■ **EXERCISE PROMPT**: Identify the lines holding "this" and copy them.

■ **DATA ROWS**:
-*-
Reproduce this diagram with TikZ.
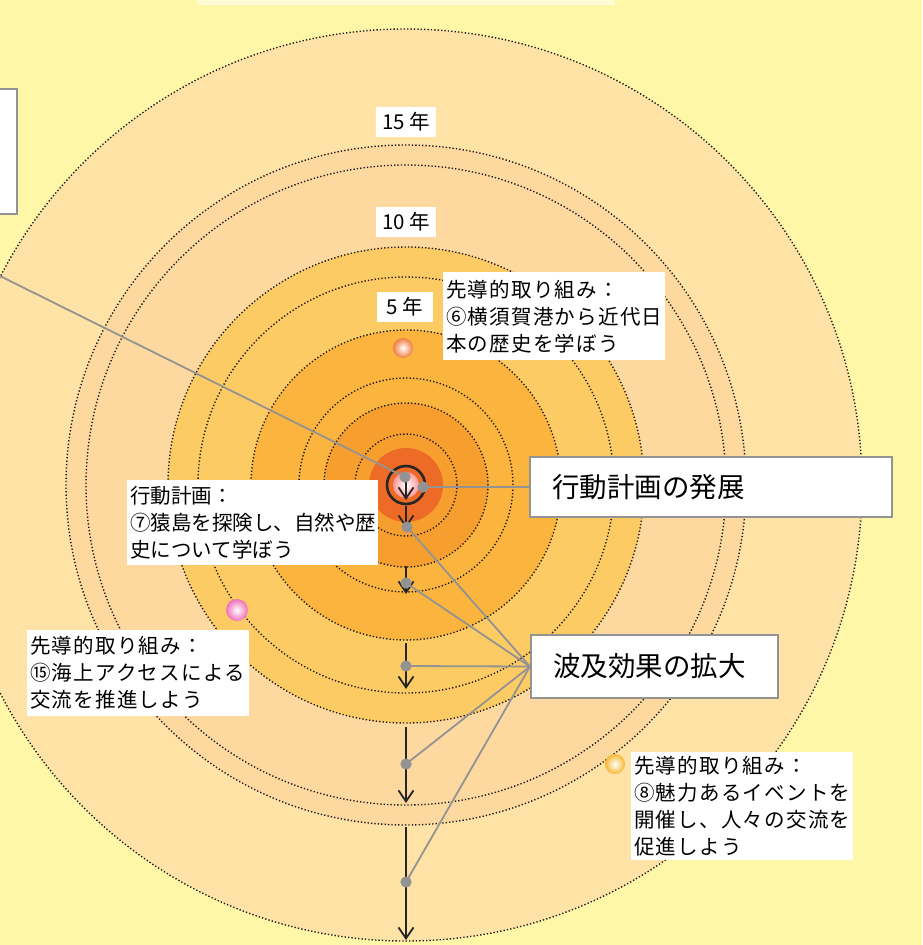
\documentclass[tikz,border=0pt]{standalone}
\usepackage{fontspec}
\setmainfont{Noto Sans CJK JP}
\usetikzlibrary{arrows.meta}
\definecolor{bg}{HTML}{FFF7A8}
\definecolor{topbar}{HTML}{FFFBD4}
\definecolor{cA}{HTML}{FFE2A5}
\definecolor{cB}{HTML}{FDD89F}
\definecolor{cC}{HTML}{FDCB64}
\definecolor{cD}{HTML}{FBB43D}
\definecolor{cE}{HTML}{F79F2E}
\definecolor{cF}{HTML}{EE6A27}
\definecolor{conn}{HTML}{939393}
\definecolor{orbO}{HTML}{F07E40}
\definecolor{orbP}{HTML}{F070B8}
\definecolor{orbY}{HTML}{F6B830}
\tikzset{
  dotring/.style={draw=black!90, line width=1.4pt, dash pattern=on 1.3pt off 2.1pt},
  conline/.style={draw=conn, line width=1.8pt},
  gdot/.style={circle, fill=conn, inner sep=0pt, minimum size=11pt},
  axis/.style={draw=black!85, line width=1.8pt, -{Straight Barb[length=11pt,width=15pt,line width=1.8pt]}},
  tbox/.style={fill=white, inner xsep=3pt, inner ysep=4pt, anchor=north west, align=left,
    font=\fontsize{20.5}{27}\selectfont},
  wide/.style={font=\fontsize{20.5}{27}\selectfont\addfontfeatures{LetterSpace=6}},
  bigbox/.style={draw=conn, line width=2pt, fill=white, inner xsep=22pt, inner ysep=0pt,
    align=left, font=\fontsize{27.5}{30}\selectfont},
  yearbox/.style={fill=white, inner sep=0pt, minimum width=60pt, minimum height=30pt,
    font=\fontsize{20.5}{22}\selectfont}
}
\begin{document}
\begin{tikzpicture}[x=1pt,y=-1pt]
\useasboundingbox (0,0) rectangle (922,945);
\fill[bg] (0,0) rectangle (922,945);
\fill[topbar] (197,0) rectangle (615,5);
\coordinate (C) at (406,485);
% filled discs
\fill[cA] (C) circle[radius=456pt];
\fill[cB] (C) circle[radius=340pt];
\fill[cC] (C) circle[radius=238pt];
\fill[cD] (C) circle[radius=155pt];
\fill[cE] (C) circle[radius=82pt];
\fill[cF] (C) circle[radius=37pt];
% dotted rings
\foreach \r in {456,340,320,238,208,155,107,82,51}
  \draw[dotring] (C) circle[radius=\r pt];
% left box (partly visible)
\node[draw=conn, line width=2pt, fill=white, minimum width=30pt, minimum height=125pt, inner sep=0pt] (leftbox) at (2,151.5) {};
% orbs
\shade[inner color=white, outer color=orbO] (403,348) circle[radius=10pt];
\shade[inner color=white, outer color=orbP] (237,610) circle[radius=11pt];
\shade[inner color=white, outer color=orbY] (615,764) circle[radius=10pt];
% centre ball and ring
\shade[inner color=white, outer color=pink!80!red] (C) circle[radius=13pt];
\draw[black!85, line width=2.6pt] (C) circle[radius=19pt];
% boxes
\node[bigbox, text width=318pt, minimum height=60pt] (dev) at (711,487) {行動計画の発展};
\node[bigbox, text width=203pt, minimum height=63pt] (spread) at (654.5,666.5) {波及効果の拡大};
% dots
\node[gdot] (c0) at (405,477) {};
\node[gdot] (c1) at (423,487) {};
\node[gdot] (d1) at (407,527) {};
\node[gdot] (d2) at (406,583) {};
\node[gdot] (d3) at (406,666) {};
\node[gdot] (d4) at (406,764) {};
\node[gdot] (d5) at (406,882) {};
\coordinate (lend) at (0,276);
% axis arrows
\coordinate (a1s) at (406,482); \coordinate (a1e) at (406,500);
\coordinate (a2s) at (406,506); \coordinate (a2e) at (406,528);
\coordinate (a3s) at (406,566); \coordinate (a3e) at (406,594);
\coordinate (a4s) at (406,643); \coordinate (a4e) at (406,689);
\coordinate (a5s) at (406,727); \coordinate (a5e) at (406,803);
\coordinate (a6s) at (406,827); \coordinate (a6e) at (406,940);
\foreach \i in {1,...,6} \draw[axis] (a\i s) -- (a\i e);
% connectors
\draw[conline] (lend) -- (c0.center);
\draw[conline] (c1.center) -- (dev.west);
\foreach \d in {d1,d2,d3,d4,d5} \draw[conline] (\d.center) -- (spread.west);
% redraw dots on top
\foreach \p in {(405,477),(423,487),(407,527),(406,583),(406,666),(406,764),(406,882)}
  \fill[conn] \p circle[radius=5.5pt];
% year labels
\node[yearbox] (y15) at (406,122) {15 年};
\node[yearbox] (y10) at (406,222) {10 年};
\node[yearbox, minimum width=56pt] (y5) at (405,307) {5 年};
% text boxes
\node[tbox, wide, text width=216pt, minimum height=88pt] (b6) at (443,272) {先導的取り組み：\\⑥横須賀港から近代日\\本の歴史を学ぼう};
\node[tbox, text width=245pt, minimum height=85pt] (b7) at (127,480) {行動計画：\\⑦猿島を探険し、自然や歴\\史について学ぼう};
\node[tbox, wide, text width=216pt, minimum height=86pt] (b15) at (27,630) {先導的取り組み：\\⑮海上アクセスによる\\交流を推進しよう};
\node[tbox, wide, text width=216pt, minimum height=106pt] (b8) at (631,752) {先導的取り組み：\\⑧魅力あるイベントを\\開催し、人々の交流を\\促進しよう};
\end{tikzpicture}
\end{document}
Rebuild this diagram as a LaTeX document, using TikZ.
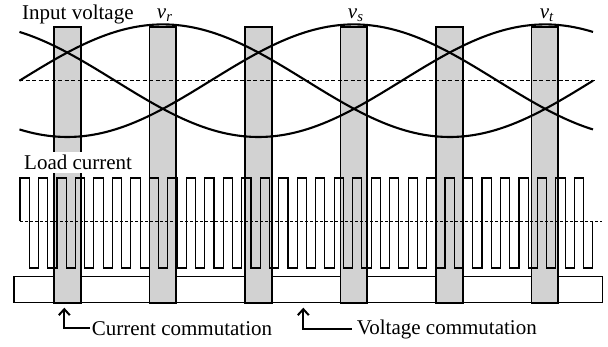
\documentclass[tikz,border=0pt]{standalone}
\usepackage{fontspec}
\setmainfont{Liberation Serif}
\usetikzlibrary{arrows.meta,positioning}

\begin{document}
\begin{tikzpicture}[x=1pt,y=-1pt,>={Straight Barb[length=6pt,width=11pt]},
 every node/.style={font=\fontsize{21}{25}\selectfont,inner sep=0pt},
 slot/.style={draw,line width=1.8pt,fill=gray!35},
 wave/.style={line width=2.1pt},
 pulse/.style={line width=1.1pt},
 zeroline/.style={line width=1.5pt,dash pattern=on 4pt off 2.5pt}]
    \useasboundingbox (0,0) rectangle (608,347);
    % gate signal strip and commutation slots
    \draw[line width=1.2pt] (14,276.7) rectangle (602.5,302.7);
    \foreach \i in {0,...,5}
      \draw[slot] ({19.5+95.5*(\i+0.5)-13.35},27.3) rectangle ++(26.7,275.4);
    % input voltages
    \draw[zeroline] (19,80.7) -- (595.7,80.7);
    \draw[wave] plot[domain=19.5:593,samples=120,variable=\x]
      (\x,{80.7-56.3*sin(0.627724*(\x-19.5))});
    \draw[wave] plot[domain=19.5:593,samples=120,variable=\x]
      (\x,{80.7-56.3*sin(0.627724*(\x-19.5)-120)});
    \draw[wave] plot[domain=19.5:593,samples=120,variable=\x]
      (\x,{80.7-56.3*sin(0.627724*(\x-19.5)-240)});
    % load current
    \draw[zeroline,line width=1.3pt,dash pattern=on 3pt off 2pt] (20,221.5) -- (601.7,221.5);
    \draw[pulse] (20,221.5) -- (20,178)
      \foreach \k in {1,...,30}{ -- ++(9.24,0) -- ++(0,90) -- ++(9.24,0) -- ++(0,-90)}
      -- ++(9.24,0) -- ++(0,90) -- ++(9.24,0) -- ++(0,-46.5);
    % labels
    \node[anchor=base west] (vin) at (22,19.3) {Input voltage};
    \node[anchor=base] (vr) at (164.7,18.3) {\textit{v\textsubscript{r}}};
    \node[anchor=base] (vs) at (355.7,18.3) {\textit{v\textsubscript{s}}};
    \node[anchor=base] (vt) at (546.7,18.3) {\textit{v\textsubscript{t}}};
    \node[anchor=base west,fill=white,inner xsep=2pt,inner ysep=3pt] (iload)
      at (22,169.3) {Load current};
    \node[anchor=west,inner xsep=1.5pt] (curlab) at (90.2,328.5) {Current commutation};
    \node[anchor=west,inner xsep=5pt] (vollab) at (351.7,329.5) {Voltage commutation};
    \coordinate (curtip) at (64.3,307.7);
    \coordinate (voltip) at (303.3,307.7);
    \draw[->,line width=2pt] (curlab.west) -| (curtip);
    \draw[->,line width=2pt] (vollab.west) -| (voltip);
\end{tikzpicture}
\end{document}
-*-
■ **OUTPUT BELOW**:
Reproduce this diagram with TikZ.
Rebuild this diagram as a LaTeX document, using TikZ.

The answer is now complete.